The task — An exact copy of all the data is required, with pictures left out.

Supplied data —
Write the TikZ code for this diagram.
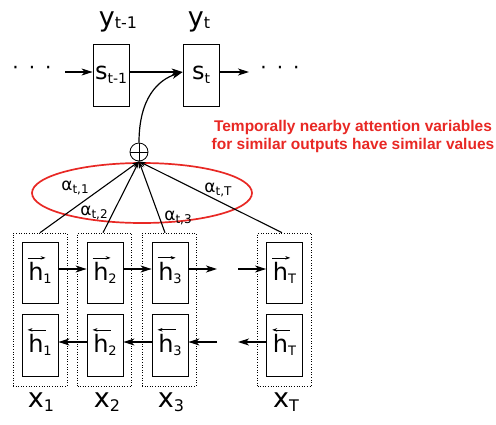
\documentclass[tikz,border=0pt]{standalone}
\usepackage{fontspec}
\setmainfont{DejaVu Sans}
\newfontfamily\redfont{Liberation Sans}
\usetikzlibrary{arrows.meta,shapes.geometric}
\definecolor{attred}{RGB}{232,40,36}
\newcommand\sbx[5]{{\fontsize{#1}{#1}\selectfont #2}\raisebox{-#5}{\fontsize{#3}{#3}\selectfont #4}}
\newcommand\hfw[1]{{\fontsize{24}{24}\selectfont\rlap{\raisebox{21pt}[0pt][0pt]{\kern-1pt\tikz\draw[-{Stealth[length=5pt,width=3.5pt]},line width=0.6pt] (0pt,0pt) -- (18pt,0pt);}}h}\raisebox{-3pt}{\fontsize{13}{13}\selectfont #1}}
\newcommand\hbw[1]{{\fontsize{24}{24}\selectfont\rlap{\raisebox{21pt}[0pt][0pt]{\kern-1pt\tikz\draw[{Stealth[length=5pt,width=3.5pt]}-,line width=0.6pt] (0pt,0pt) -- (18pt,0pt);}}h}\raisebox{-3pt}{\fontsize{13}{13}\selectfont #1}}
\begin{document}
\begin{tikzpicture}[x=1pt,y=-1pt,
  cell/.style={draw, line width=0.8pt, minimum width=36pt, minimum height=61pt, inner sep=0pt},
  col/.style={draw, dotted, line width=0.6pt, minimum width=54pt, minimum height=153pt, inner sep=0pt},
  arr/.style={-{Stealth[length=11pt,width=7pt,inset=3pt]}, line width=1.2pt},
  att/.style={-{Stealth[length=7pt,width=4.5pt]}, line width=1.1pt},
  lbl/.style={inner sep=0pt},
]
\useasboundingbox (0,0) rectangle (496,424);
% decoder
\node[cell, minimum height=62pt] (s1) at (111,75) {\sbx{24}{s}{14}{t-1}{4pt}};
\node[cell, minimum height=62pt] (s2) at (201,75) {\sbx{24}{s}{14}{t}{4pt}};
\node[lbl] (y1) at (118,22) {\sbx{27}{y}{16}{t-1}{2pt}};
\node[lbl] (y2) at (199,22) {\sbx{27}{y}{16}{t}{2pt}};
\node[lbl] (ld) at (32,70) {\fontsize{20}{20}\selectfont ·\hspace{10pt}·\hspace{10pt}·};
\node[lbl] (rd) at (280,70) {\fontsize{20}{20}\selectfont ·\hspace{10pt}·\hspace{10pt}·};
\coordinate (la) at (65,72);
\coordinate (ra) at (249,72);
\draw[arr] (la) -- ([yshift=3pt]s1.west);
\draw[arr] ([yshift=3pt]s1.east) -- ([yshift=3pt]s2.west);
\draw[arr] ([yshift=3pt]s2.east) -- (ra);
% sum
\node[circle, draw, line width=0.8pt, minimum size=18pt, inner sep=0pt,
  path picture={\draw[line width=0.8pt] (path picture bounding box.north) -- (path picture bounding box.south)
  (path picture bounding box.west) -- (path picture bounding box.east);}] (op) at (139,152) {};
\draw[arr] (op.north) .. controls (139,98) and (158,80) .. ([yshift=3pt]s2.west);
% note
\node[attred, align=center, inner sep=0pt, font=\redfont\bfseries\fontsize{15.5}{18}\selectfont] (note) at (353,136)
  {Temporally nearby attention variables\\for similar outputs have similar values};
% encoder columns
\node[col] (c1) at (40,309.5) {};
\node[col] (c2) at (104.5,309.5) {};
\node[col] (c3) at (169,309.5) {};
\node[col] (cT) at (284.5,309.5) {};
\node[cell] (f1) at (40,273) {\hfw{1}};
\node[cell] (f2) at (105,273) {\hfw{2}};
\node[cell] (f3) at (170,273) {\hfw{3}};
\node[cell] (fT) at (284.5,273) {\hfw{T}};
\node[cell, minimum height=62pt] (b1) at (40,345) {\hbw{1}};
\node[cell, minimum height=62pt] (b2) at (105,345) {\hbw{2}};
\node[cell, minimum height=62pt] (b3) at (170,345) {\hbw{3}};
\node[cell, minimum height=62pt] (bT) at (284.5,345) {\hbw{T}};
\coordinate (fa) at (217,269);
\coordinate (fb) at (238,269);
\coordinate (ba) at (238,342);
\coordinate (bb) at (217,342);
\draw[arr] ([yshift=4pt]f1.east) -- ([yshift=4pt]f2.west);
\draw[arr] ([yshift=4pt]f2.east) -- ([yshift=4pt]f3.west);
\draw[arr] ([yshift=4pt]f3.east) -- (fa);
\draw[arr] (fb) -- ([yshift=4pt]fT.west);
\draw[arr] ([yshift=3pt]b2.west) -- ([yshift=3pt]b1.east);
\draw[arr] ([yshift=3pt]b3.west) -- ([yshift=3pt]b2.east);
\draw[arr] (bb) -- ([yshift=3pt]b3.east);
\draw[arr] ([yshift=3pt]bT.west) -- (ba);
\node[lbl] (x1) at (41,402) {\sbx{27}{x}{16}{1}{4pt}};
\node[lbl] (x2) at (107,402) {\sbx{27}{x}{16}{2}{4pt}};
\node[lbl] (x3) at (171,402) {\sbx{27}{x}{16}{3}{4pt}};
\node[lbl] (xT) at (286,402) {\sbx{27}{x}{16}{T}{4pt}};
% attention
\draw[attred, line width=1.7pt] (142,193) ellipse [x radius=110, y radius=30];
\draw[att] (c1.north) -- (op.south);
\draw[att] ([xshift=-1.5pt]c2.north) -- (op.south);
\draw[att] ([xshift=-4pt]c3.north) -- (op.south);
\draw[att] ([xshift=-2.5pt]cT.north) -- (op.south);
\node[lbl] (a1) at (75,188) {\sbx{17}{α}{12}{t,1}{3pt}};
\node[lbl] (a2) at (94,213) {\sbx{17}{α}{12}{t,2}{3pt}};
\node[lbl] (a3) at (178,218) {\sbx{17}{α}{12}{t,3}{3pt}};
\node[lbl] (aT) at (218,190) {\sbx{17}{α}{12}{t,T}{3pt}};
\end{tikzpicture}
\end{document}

Result of the task —
Write the TikZ code for this diagram.
\documentclass[tikz,border=0pt]{standalone}
\usepackage{fontspec}
\setmainfont{DejaVu Sans}
\newfontfamily\redfont{Liberation Sans}
\usetikzlibrary{arrows.meta,shapes.geometric}
\definecolor{attred}{RGB}{232,40,36}
\newcommand\sbx[5]{{\fontsize{#1}{#1}\selectfont #2}\raisebox{-#5}{\fontsize{#3}{#3}\selectfont #4}}
\newcommand\hfw[1]{{\fontsize{24}{24}\selectfont\rlap{\raisebox{21pt}[0pt][0pt]{\kern-1pt\tikz\draw[-{Stealth[length=5pt,width=3.5pt]},line width=0.6pt] (0pt,0pt) -- (18pt,0pt);}}h}\raisebox{-3pt}{\fontsize{13}{13}\selectfont #1}}
\newcommand\hbw[1]{{\fontsize{24}{24}\selectfont\rlap{\raisebox{21pt}[0pt][0pt]{\kern-1pt\tikz\draw[{Stealth[length=5pt,width=3.5pt]}-,line width=0.6pt] (0pt,0pt) -- (18pt,0pt);}}h}\raisebox{-3pt}{\fontsize{13}{13}\selectfont #1}}
\begin{document}
\begin{tikzpicture}[x=1pt,y=-1pt,
  cell/.style={draw, line width=0.8pt, minimum width=36pt, minimum height=61pt, inner sep=0pt},
  col/.style={draw, dotted, line width=0.6pt, minimum width=54pt, minimum height=153pt, inner sep=0pt},
  arr/.style={-{Stealth[length=11pt,width=7pt,inset=3pt]}, line width=1.2pt},
  att/.style={-{Stealth[length=7pt,width=4.5pt]}, line width=1.1pt},
  lbl/.style={inner sep=0pt},
]
\useasboundingbox (0,0) rectangle (496,424);
% decoder
\node[cell, minimum height=62pt] (s1) at (111,75) {\sbx{24}{s}{14}{t-1}{4pt}};
\node[cell, minimum height=62pt] (s2) at (201,75) {\sbx{24}{s}{14}{t}{4pt}};
\node[lbl] (y1) at (118,22) {\sbx{27}{y}{16}{t-1}{2pt}};
\node[lbl] (y2) at (199,22) {\sbx{27}{y}{16}{t}{2pt}};
\node[lbl] (ld) at (32,70) {\fontsize{20}{20}\selectfont ·\hspace{10pt}·\hspace{10pt}·};
\node[lbl] (rd) at (280,70) {\fontsize{20}{20}\selectfont ·\hspace{10pt}·\hspace{10pt}·};
\coordinate (la) at (65,72);
\coordinate (ra) at (249,72);
\draw[arr] (la) -- ([yshift=3pt]s1.west);
\draw[arr] ([yshift=3pt]s1.east) -- ([yshift=3pt]s2.west);
\draw[arr] ([yshift=3pt]s2.east) -- (ra);
% sum
\node[circle, draw, line width=0.8pt, minimum size=18pt, inner sep=0pt,
  path picture={\draw[line width=0.8pt] (path picture bounding box.north) -- (path picture bounding box.south)
  (path picture bounding box.west) -- (path picture bounding box.east);}] (op) at (139,152) {};
\draw[arr] (op.north) .. controls (139,98) and (158,80) .. ([yshift=3pt]s2.west);
% note
\node[attred, align=center, inner sep=0pt, font=\redfont\bfseries\fontsize{15.5}{18}\selectfont] (note) at (353,136)
  {Temporally nearby attention variables\\for similar outputs have similar values};
% encoder columns
\node[col] (c1) at (40,309.5) {};
\node[col] (c2) at (104.5,309.5) {};
\node[col] (c3) at (169,309.5) {};
\node[col] (cT) at (284.5,309.5) {};
\node[cell] (f1) at (40,273) {\hfw{1}};
\node[cell] (f2) at (105,273) {\hfw{2}};
\node[cell] (f3) at (170,273) {\hfw{3}};
\node[cell] (fT) at (284.5,273) {\hfw{T}};
\node[cell, minimum height=62pt] (b1) at (40,345) {\hbw{1}};
\node[cell, minimum height=62pt] (b2) at (105,345) {\hbw{2}};
\node[cell, minimum height=62pt] (b3) at (170,345) {\hbw{3}};
\node[cell, minimum height=62pt] (bT) at (284.5,345) {\hbw{T}};
\coordinate (fa) at (217,269);
\coordinate (fb) at (238,269);
\coordinate (ba) at (238,342);
\coordinate (bb) at (217,342);
\draw[arr] ([yshift=4pt]f1.east) -- ([yshift=4pt]f2.west);
\draw[arr] ([yshift=4pt]f2.east) -- ([yshift=4pt]f3.west);
\draw[arr] ([yshift=4pt]f3.east) -- (fa);
\draw[arr] (fb) -- ([yshift=4pt]fT.west);
\draw[arr] ([yshift=3pt]b2.west) -- ([yshift=3pt]b1.east);
\draw[arr] ([yshift=3pt]b3.west) -- ([yshift=3pt]b2.east);
\draw[arr] (bb) -- ([yshift=3pt]b3.east);
\draw[arr] ([yshift=3pt]bT.west) -- (ba);
\node[lbl] (x1) at (41,402) {\sbx{27}{x}{16}{1}{4pt}};
\node[lbl] (x2) at (107,402) {\sbx{27}{x}{16}{2}{4pt}};
\node[lbl] (x3) at (171,402) {\sbx{27}{x}{16}{3}{4pt}};
\node[lbl] (xT) at (286,402) {\sbx{27}{x}{16}{T}{4pt}};
% attention
\draw[attred, line width=1.7pt] (142,193) ellipse [x radius=110, y radius=30];
\draw[att] (c1.north) -- (op.south);
\draw[att] ([xshift=-1.5pt]c2.north) -- (op.south);
\draw[att] ([xshift=-4pt]c3.north) -- (op.south);
\draw[att] ([xshift=-2.5pt]cT.north) -- (op.south);
\node[lbl] (a1) at (75,188) {\sbx{17}{α}{12}{t,1}{3pt}};
\node[lbl] (a2) at (94,213) {\sbx{17}{α}{12}{t,2}{3pt}};
\node[lbl] (a3) at (178,218) {\sbx{17}{α}{12}{t,3}{3pt}};
\node[lbl] (aT) at (218,190) {\sbx{17}{α}{12}{t,T}{3pt}};
\end{tikzpicture}
\end{document}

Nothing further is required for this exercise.